By definition, conformance to any organizational imperatives and structures that conflict with one's own values leads toward meaninglessness. While we live in an imperfect world, we need not be doomed to failure to learn to strive toward lesser degrees of imperfection. Integrity is willingness to communicate truth, regardless of the consequences for the individual. Polls have demonstrated that both government as well as corporations are commonly viewed as being untrustworthy. Despite increasing efforts to promote more ethical behaviors, the problem persists and worsens - suggesting that we ought to try something different. The best and easiest thing that organizations can do differently is simply to start managing as organizational assets the myriad E-records that their employees are now generating in the routine course of their business processes. It is virtually unfathomable that organizational leaders are too blind or ignorant to see the need, implying that other factors may play significant roles.


Research has shown that organizational cohesiveness neither increases nor decreases group productivity. Rather, it merely heightens the susceptibility of group members to mutual influence. If highly cohesive groups establish low productivity and ethical standards, group members are likely to conform to those norms. Groups and organizations commonly make poor decisions, in part because their cohesiveness contributes to a mindset that discourages dissent and the rational examination of alternative courses of action.


When people engage in dialog, their attitudes are characterized by honesty, trust, concern for others, open-mindedness, empathy, humility, sincerity, and directness. By contrast, monologue is characterized by deception, superiority, exploitation, domination, insincerity, and distrust. Monologue stifles freedom of expression and treats its targets as objects to be manipulated. Ethical behavior can best be fostered by addressing problems that are systemic to our organizations, cultures, and communications modes. Monologue is characteristic of static hierarchical bureaucracies, whereas dialog is characteristic of dynamic peer-to-peer networks.


In most cultures, oral communications skills are highly valued in the work place and written communications skills are substantially discounted. Talking a good game is more important than delivering the goods. This is disappointing but not surprising. It is a variation on the closely related themes that: a) whom one knows is generally more important than what one knows, and b) form is valued over substance. It is also reflected in the distinction between implicit or tacit knowledge versus explicit knowledge as evidenced in records. Cultures vary in the degree of specificity in their verbal messages. In the United States, for example, effective verbal communication is expected to be relatively explicit, direct, and unambiguous. In Hall's conceptualization of high-context cultures most of the message is embedded in the physical context or internalized in the people, while relatively little is in the explicit, coded portion of the message. Communicators use restricted codes and rely on contextual cues, demonstrating inexact, implicit, and indirect communication patterns. Conversely, low-context cultures rely on elaborated verbal messages and precise, explicit, and straightforward communication patterns.
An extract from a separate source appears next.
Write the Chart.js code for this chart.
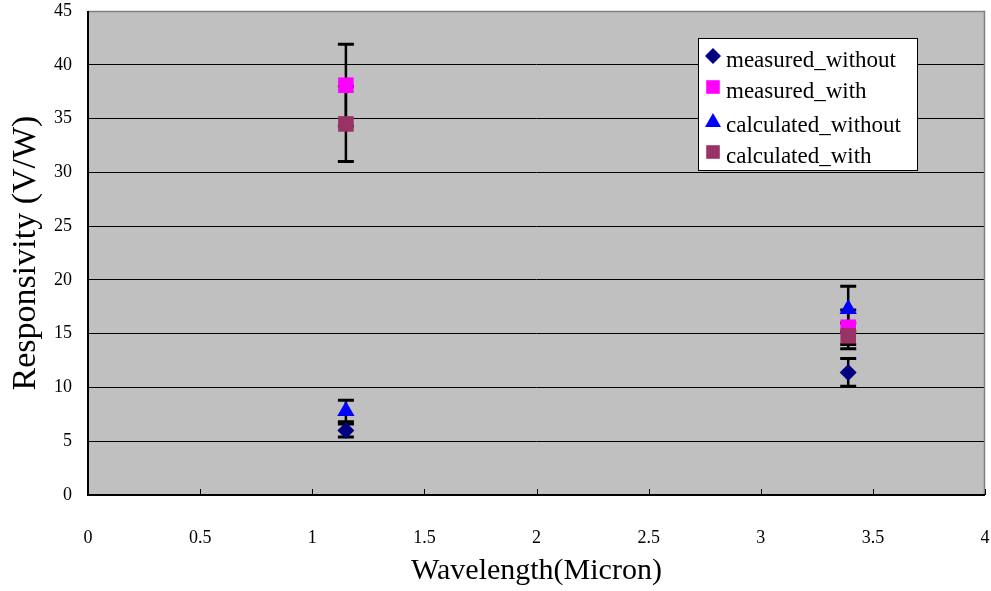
<!DOCTYPE html>
<html>
<head>
<meta charset="utf-8">
<script src="https://cdn.jsdelivr.net/npm/chart.js@4.4.0/dist/chart.umd.min.js"></script>
<style>
  html, body { margin: 0; padding: 0; background: #fff; }
  #espaco { width: 991px; height: 591px; }
</style>
</head>
<body>
<div id="espaco"><canvas id="grafico" width="991" height="591"></canvas></div>
<script>
// comprimentos de onda (micron)
const wavelengths = [1.15, 3.39];

// valores (V/W) e barras de erro (+/-)
const measuredWithout = [6.0, 11.4];
const measuredWithoutErr = [0.6, 1.3];
const measuredWith = [38.1, 15.6];
const measuredWithErr = [3.8, 1.6];
const calculatedWithout = [7.8, 17.3];
const calculatedWithoutErr = [1.0, 2.1];
const calculatedWith = [34.5, 14.8];
const calculatedWithErr = [3.5, 1.2];

const seriesNames = ['measured_without', 'measured_with', 'calculated_without', 'calculated_with'];

const serif = "'Liberation Serif', 'Times New Roman', serif";

function pontos(valores) {
  return valores.map((v, i) => ({ x: wavelengths[i], y: v }));
}

// desenha um marcador simples (legenda)
function marcador(ctx, estilo, x, y, r, cor) {
  ctx.fillStyle = cor;
  ctx.beginPath();
  if (estilo === 'rectRot') {
    ctx.moveTo(x, y - r); ctx.lineTo(x + r, y); ctx.lineTo(x, y + r); ctx.lineTo(x - r, y);
  } else if (estilo === 'triangle') {
    ctx.moveTo(x, y - r); ctx.lineTo(x + r, y + r * 0.75); ctx.lineTo(x - r, y + r * 0.75);
  } else {
    ctx.rect(x - r * 0.8, y - r * 0.8, r * 1.6, r * 1.6);
  }
  ctx.closePath();
  ctx.fill();
}

// tira o espaco extra que o Chart.js reserva para os rotulos das pontas
function semSobra(s) {
  s.paddingLeft = 0; s.paddingRight = 0; s.paddingTop = 0; s.paddingBottom = 0;
}

const fundoEBordas = {
  id: 'fundoEBordas',
  beforeDraw(chart) {
    const { ctx, chartArea: a } = chart;
    ctx.save();
    ctx.fillStyle = '#C0C0C0';
    ctx.fillRect(a.left, a.top, a.right - a.left, a.bottom - a.top);
    ctx.restore();
  },
  afterDraw(chart) {
    const { ctx, chartArea: a } = chart;
    const xs = chart.scales.x;
    ctx.save();
    // bordas cinza (topo e direita)
    ctx.strokeStyle = '#808080';
    ctx.lineWidth = 1.5;
    ctx.beginPath();
    ctx.moveTo(a.left, a.top + 0.5); ctx.lineTo(a.right - 0.5, a.top + 0.5); ctx.lineTo(a.right - 0.5, a.bottom);
    ctx.stroke();
    // eixos
    ctx.strokeStyle = '#000';
    ctx.lineWidth = 2;
    ctx.beginPath();
    ctx.moveTo(a.left, a.top); ctx.lineTo(a.left, a.bottom); ctx.lineTo(a.right, a.bottom);
    ctx.stroke();
    // marcas internas no eixo x
    ctx.lineWidth = 1;
    xs.ticks.forEach(t => {
      const px = Math.round(xs.getPixelForValue(t.value)) + 0.5;
      ctx.beginPath();
      ctx.moveTo(px, a.bottom); ctx.lineTo(px, a.bottom - 6);
      ctx.stroke();
    });

    // legenda
    const bx = 698, by = 38, bw = 219, bh = 132;
    ctx.fillStyle = '#fff';
    ctx.fillRect(bx, by, bw, bh);
    ctx.strokeStyle = '#000';
    ctx.lineWidth = 1;
    ctx.strokeRect(bx + 0.5, by + 0.5, bw, bh);
    const linhas = [60, 91, 125, 156];
    ctx.font = '23px ' + serif;
    ctx.textBaseline = 'middle';
    chart.data.datasets.forEach((ds, i) => {
      const y = linhas[i];
      marcador(ctx, ds.pointStyle, 713, y - 4, ds.pointStyle === 'rect' ? 8.5 : 8, ds.backgroundColor);
      ctx.fillStyle = '#000';
      ctx.fillText(ds.label, 726, y + 1);
    });
    ctx.restore();
  }
};

const barrasDeErro = {
  id: 'barrasDeErro',
  beforeDatasetsDraw(chart) {
    const { ctx } = chart;
    const xs = chart.scales.x, ys = chart.scales.y;
    ctx.save();
    ctx.strokeStyle = '#000';
    chart.data.datasets.forEach(ds => {
      ds.data.forEach((p, i) => {
        const e = ds.erros[i];
        const px = xs.getPixelForValue(p.x);
        const topo = ys.getPixelForValue(p.y + e);
        const base = ys.getPixelForValue(p.y - e);
        ctx.lineWidth = 2.5;
        ctx.beginPath();
        ctx.moveTo(px, topo); ctx.lineTo(px, base);
        ctx.stroke();
        ctx.lineWidth = 3;
        ctx.beginPath();
        ctx.moveTo(px - 8, topo); ctx.lineTo(px + 8, topo);
        ctx.moveTo(px - 8, base); ctx.lineTo(px + 8, base);
        ctx.stroke();
      });
    });
    ctx.restore();
  }
};

const datasets = [
  { label: seriesNames[0], data: pontos(measuredWithout), erros: measuredWithoutErr,
    pointStyle: 'rectRot', pointRadius: 8.5, backgroundColor: '#000080', order: 4 },
  { label: seriesNames[1], data: pontos(measuredWith), erros: measuredWithErr,
    pointStyle: 'rect', pointRadius: 11, backgroundColor: '#FF00FF', order: 3 },
  { label: seriesNames[2], data: pontos(calculatedWithout), erros: calculatedWithoutErr,
    pointStyle: 'triangle', pointRadius: 10, backgroundColor: '#0000FF', order: 2 },
  { label: seriesNames[3], data: pontos(calculatedWith), erros: calculatedWithErr,
    pointStyle: 'rect', pointRadius: 11, backgroundColor: '#993366', order: 1 }
].map(ds => Object.assign(ds, { borderWidth: 0, borderColor: ds.backgroundColor, showLine: false, pointHoverRadius: ds.pointRadius }));

new Chart(document.getElementById('grafico'), {
  type: 'scatter',
  data: { datasets: datasets },
  options: {
    responsive: false,
    animation: false,
    layout: { autoPadding: false, padding: { top: 11, right: 6, left: 0, bottom: 0 } },
    plugins: { legend: { display: false }, tooltip: { enabled: false } },
    scales: {
      x: {
        type: 'linear', min: 0, max: 4,
        afterFit: s => { s.height = 96; semSobra(s); },
        border: { display: false },
        grid: { display: false },
        ticks: { stepSize: 0.5, color: '#000', padding: 24, maxRotation: 0,
                 callback: v => String(v),
                 font: { family: serif, size: 18 } },
        title: { display: true, text: 'Wavelength(Micron)', color: '#000',
                 padding: { top: 0, bottom: 2 }, font: { family: serif, size: 30 } }
      },
      y: {
        type: 'linear', min: 0, max: 45,
        afterFit: s => { s.width = 88; semSobra(s); },
        border: { display: false },
        grid: {
          drawTicks: false,
          lineWidth: 1,
          color: c => (c.tick && (c.tick.value === 0 || c.tick.value === 45)) ? 'rgba(0,0,0,0)' : '#000'
        },
        ticks: { stepSize: 5, color: '#000', padding: 16, callback: v => String(v),
                 font: { family: serif, size: 18 } },
        title: { display: true, text: 'Responsivity (V/W)', color: '#000',
                 padding: { top: 6, bottom: 0 }, font: { family: serif, size: 34 } }
      }
    }
  },
  plugins: [fundoEBordas, barrasDeErro]
});
</script>
</body>
</html>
By definition, technology embeds knowledge and thereby frees human beings from having to assimilate it within the confines of their skulls. To the degree that information is not embedded in technology but is shared among people, it must either be inculcated by socialization or explicitly conveyed in each transaction. Efficiency and effectiveness of business transactions can be served by embedding as much of the necessary information as possible in the technology itself, while making the rest as explicit as possible. Doing so will minimize the amount of resources required to successfully complete transactions. Technology is more easily diffused across cultures because the benefits are more readily apparent than with social patterns or beliefs. Technology exists in the physical world and thus is subject to standards, constraints, and the scientific method. While there may be multiple technological solutions to any problem, when the full truth is known, one is superior. The same is not true in the realm of the unknown and unknowable, where beliefs are the only possible solution and beliefs are fungible.


The introduction of technology may set off a series of related changes. New communication technologies change the nature of work, particularly office work. Katz and Kahn conceive of organizations as open systems, with highly malleable lines dividing them from each other as well as their constituencies and environments. By their very nature, organizations are always involved in transformation processes to fill voids and meet perceived needs. The Internet is not yet open and dynamic enough to eliminate the need for more traditional organizations. However, it has generated enough glimmers of the future so as to enable us to begin to contemplate its dimensions, or lack thereof. Successful organizations will be characterized by voluntary learning networks comprised of informal contacts, self-rule, limited corporate government, and widely distributed decision-making. Such organizations will be continually engaged in putting themselves out of business - by enabling and empowering their constituencies to serve their own enlightened self-interests.


Epitomized by Frederick Taylor, the classical school of organizational theory emphasized structure and mechanization. It will be ironic if the networking capabilities of the cyberage result in renewal of the classical school - by helping to identify and obviate the need for many of the arbitrary organizational artifacts that stand needlessly between suppliers and customers in each minute segment of myriad value chains, worldwide. It has been said that "the computer is the network." It might also be said that the network is the organization. As a network of networks, the Internet has already changed organizations in ways no one could have imagined a few short years ago. What the future holds is equally unknown. However, it will definitely be different, and in the context of an open, dynamic, and personally empowering network, the classical principles take on a much different hue than in the rigid, personally disempowering hierarchies of the past.


Interacting groups with decentralized networks perform better on complex tasks, while coacting groups with centralized networks do well on simple tasks. Interacting groups work closely together on tasks. Coacting groups work on tasks independently while linked through some form of central coordination. Too often, groups working on complex tasks are either treated as coacting groups and over-controlled or they are not supplied with the tools to work effectively together via decentralized networks.


Haiman believes that the development of the human capacity to reason is a goal to which our American society is inherently committed. He labels as unethical any behavior or technique that attempts to circumvent or demean the individual's ability to reason. That is one of the insidious, unrecognized effects of groupthink, which not only afflicts small work groups but is commonly celebrated in the culture of large organizations. It has been said that an informed citizenry is a prerequisite for democracy. Equally important is the need for individuals to exercise independent judgment in applying the power of reason to what they see and hear.




Note: This is a distillation of observations from the reflection journal required for my course in organizational communications and group development.